BEGIN MATERIAL TO PROCESS
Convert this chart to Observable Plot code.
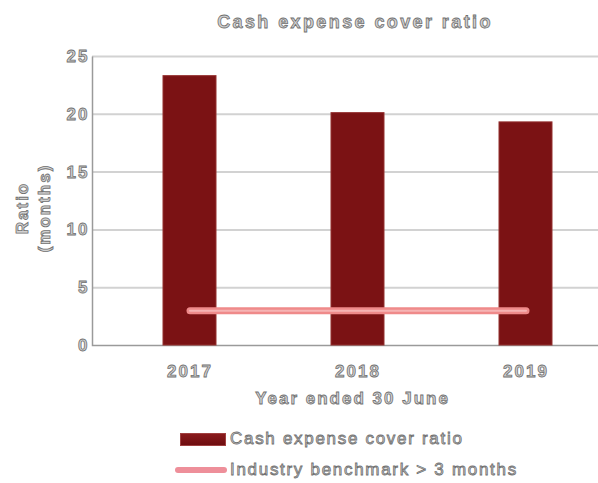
END MATERIAL TO PROCESS
BEGIN MATERIAL TO PROCESS
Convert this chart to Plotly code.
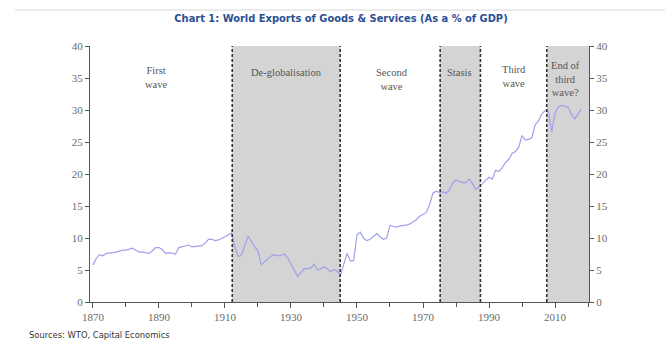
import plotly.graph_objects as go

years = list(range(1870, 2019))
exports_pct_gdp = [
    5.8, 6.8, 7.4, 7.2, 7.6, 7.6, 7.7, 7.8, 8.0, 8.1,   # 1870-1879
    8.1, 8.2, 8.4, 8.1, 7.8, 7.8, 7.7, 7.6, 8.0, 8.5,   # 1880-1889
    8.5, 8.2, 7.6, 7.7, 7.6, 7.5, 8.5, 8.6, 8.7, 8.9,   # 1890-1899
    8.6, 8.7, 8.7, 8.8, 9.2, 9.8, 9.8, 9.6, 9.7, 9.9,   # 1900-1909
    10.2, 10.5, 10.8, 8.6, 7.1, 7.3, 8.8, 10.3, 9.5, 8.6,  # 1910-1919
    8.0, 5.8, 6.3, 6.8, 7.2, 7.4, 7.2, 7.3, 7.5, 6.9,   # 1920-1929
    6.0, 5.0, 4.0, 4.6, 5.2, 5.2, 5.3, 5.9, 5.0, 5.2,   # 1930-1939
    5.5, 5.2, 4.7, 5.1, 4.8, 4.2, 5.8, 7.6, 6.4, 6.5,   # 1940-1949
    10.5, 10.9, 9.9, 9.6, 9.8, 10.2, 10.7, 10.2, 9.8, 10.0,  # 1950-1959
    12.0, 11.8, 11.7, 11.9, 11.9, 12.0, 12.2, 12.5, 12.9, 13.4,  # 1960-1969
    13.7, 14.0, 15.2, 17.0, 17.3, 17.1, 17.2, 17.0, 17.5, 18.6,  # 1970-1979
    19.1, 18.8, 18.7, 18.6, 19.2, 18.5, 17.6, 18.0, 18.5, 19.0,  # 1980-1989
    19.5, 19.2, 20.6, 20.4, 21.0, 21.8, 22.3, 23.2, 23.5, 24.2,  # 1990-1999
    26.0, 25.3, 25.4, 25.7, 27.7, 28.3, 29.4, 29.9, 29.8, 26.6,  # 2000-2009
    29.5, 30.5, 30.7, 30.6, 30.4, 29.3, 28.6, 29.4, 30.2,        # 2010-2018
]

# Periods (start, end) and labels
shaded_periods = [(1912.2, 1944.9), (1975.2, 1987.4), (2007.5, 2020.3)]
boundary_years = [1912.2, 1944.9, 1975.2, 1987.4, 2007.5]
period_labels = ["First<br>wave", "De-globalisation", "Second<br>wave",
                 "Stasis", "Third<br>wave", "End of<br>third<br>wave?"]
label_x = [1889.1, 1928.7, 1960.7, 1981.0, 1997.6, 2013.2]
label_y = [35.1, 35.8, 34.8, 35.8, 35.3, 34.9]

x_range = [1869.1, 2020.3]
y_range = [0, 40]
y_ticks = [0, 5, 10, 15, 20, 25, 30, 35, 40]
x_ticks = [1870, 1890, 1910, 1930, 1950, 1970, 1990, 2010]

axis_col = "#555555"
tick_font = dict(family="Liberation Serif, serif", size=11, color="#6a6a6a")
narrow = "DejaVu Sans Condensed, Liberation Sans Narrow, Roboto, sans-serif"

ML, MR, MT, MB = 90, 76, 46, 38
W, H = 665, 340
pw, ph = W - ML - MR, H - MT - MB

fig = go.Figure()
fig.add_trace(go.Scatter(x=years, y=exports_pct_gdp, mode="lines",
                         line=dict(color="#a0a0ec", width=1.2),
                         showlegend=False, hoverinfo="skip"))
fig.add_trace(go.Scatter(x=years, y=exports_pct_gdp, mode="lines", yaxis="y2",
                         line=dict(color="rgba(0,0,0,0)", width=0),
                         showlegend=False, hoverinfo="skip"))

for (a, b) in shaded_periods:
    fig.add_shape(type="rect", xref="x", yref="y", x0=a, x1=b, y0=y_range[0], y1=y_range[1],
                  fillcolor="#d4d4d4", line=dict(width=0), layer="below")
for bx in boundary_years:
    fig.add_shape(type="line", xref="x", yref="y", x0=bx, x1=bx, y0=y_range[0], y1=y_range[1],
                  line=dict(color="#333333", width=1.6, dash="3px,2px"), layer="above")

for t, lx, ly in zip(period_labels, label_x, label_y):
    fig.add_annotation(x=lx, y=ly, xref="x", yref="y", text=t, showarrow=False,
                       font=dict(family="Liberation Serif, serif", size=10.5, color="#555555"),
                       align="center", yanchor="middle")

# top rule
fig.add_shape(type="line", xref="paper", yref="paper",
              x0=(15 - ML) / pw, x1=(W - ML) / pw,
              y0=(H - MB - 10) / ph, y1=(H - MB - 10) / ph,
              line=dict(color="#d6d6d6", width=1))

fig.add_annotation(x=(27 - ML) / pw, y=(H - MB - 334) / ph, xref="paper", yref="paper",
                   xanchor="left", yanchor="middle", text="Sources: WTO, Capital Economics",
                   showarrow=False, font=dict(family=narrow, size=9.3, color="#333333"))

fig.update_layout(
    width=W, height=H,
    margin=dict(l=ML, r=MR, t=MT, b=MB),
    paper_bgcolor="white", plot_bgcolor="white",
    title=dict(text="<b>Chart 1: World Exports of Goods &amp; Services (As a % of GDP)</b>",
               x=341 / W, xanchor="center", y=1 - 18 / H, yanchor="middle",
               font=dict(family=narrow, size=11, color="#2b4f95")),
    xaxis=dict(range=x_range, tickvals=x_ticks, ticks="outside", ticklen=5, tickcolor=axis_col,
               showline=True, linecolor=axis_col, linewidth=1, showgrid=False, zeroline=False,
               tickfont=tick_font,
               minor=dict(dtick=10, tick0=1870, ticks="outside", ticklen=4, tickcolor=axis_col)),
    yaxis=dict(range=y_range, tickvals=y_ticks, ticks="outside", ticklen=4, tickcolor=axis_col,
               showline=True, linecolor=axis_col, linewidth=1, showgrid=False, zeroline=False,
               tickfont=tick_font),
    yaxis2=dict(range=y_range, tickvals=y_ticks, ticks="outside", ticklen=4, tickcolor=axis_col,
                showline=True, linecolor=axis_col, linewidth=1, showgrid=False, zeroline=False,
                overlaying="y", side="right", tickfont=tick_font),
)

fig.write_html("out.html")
END MATERIAL TO PROCESS
◆ INSTRUCTION
Return all lines containing "Convert".

◆ EXERCISE SOLUTION
Convert this chart to Observable Plot code.
Convert this chart to Plotly code.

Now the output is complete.